Mães orcas sacrificam o próprio futuro pela sobrevivência dos filhos machos



Apesar da má reputação que possam ter, sendo muitas vezes apelidadas de ‘baleias assassinas’, as orcas (Orcinus orca) são, na realidade, cetáceos altamente sociais, à semelhança de muitos outros membros dessa ordem, e são capazes de desenvolver laços afetivos muito fortes entre membros do mesmo grupo.

Prova disso é o facto de as progenitoras colocarem em xeque a sua capacidade de reprodução para cuidarem das crias, sobretudo dos pequenos machos.

Num artigo divulgado esta semana na revista ‘Current Biology’, uma equipa de cientistas dos Estados Unidos e do Reino Unido revela que por cada filho macho que tenham a seu cargo, as progenitoras veem reduzida em cerca de metade a probabilidade anual de terem novamente crias.

Ao contrário das crias fêmeas, os machos ficam ao cuidado da progenitora durante muito mais tempo e exigem muito mais atenção do que as irmãs, especialmente quando elas atingem a idade adulta. Por isso, os investigadores sugerem que as crias machos são um ‘fardo’ que as progenitoras têm de carregar para o resto das suas vidas.

“Os nossos estudos anteriores mostraram que os filhos têm mais hipóteses de sobreviver se estiverem perto da mãe”, aponta Michael Weiss, da Universidade de Exeter, que acrescenta que o objetivo deste mais recente trabalho era perceber se isso teria algum custo para a progenitora.

“A reposta é sim”, responde, sublinhando que “as mães orcas pagam um custo elevado em termos da sua futura reprodução para manterem os filhos machos vivos”.

Analisando registos de 1982 a 2021 de 40 fêmeas de uma população que vive na costa do Pacífico da região da América do Norte, os biólogos verificaram que tanto machos como fêmeas dessa população tendem a permanecer no grupo em que nasceram, sendo esse governado por uma fêmea mais velha, uma matriarca.

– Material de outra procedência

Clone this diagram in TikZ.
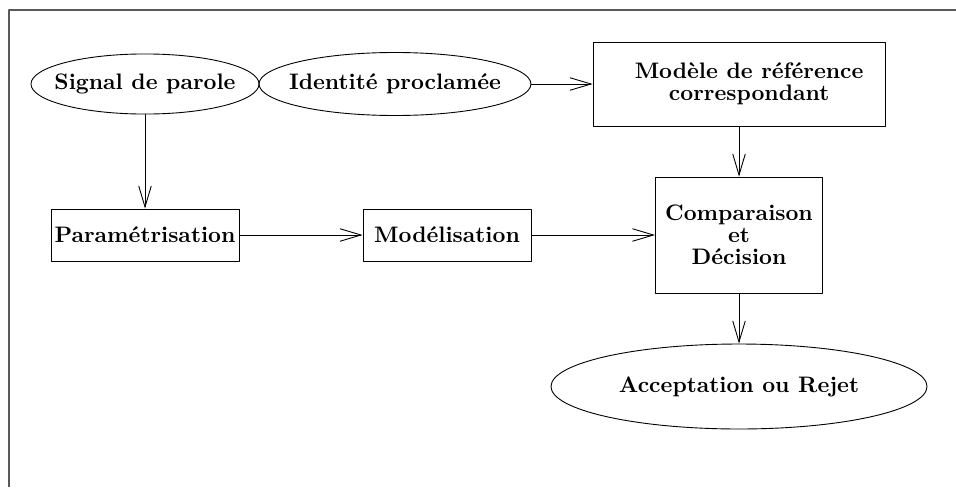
\documentclass[tikz,border=0pt]{standalone}
\usetikzlibrary{arrows.meta,shapes.geometric}
\begin{document}
\begin{tikzpicture}[x=0.446pt, y=-0.446pt, line join=round,
    >={Straight Barb[length=9.4pt,width=5.6pt]},
    font=\bfseries\fontsize{10}{9.8}\selectfont,
    bloc/.style={draw, rectangle, thin, inner sep=0pt, align=center},
    bulle/.style={draw, ellipse, thin, inner ysep=0pt, inner xsep=-10pt, align=center},
    cadre/.style={draw=black!65, line width=0.8pt}]
    \useasboundingbox (0,0) rectangle (956,487);
    \draw[cadre] (9,487) -- (9,10) -- (956,10);
    % premiere ligne
    \node[bulle, minimum width=101.7pt, minimum height=26.8pt] (signal) at (145,84) {Signal de parole};
    \node[bulle, minimum width=121.3pt, minimum height=28.1pt] (ident) at (395,84) {Identité proclamée};
    \node[bloc, minimum width=130.2pt, minimum height=37.5pt,
      label={[xshift=4.5pt, align=center]center:Modèle de référence\\correspondant}] (ref) at (739,84) {};
    % deuxieme ligne
    \node[bloc, minimum width=83.8pt, minimum height=23.2pt] (param) at (145,235) {Paramétrisation};
    \node[bloc, minimum width=74.9pt, minimum height=23.2pt] (model) at (447,235) {Modélisation};
    \node[bloc, minimum width=74.5pt, minimum height=51.7pt] (comp) at (739,235) {Comparaison\\et\\Décision};
    % sortie
    \node[bulle, minimum width=167.7pt, minimum height=37.9pt] (accept) at (739,386.5) {Acceptation ou Rejet};
    \draw[->] (signal) -- (param);
    \draw[->] (ident) -- (ref);
    \draw[->] (ref) -- (comp);
    \draw[->] (param) -- (model);
    \draw[->] (model) -- (comp);
    \draw[->] (comp) -- (accept);
\end{tikzpicture}
\end{document}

As orcas dessa população alimentam-se especialmente de salmão e os cientistas puderem constatar que é frequente as progenitoras dividirem o seu peixe em dois: metade para elas, metade para as crias machos.

A mães também alimentam as crias fêmeas, mas quando essas atingem a maturidade sexual e a idade reprodutora, isso tende a parar. No entanto, continuam a fornecer alimento aos machos, mesmo depois de adultos.

Os autores consideram que este é um “sacrifício” que as progenitoras fazem para garantir a sobrevivência dos filhos, mesmo que isso possa colocar em risco a sua capacidade de gerar novas crias. É um comportamento que sugerem ser “altamente invulgar” na Natureza e pode mesmo ser “único” e exclusivo desta espécie.

Darren Croft, outro dos investigadores que esteve envolvido neste trabalho, argumenta que o sacrifício das progenitoras poderá não ser totalmente desinteressado, uma vez que aumentar a probabilidade de sobrevivência dos filhos machos e, consequentemente, assegurar que se reproduzem, é uma forma de a mãe garantir os seus próprios genes, codificados no material genético da cria, são transmitidos a uma próxima geração de orcas.

Contudo, essa estratégia pode vir a provar-se problemática, uma vez que esta população em particular alimenta-se sobretudo de salmões Oncorhynchus tshawytscha, uma espécie protegida que tem vindo a sofrer grandes perdas populacionais no espaço frequentado pelas orcas. Com a sua principal espécie-presa ameaçada, também a sobrevivência destes cetáceos pode estar em risco.

Os cientistas estimam que existam atualmente apenas 73 orcas nessa população da costa pacífica da América do Norte, um número “gravemente baixo”, porque esses animais não costumam acasalar com membros da mesma população.

“Para esta população que vive à beira do abismo, o potencial para a recuperação populacional será limitado pelo número de fêmeas e da sua capacidade de reprodução”, observa Croft, acrescentando que ao reduzirem a sua produção de crias em prol da sobrevivência das crias machos “pode ter impactos negativos na recuperação desta população”.

Daniel Franks, outro dos autores, assinala que “esta estratégia de sacrificar indefinidamente a sua reprodução futura para manter os filhos vivos pode ter sido benéfica no seu passado evolutivo, mas agora pode ameaçar a viabilidade futura” desta população específica de orcas, “que está criticamente ameaçada com apenas 73 indivíduos sobrevivos”.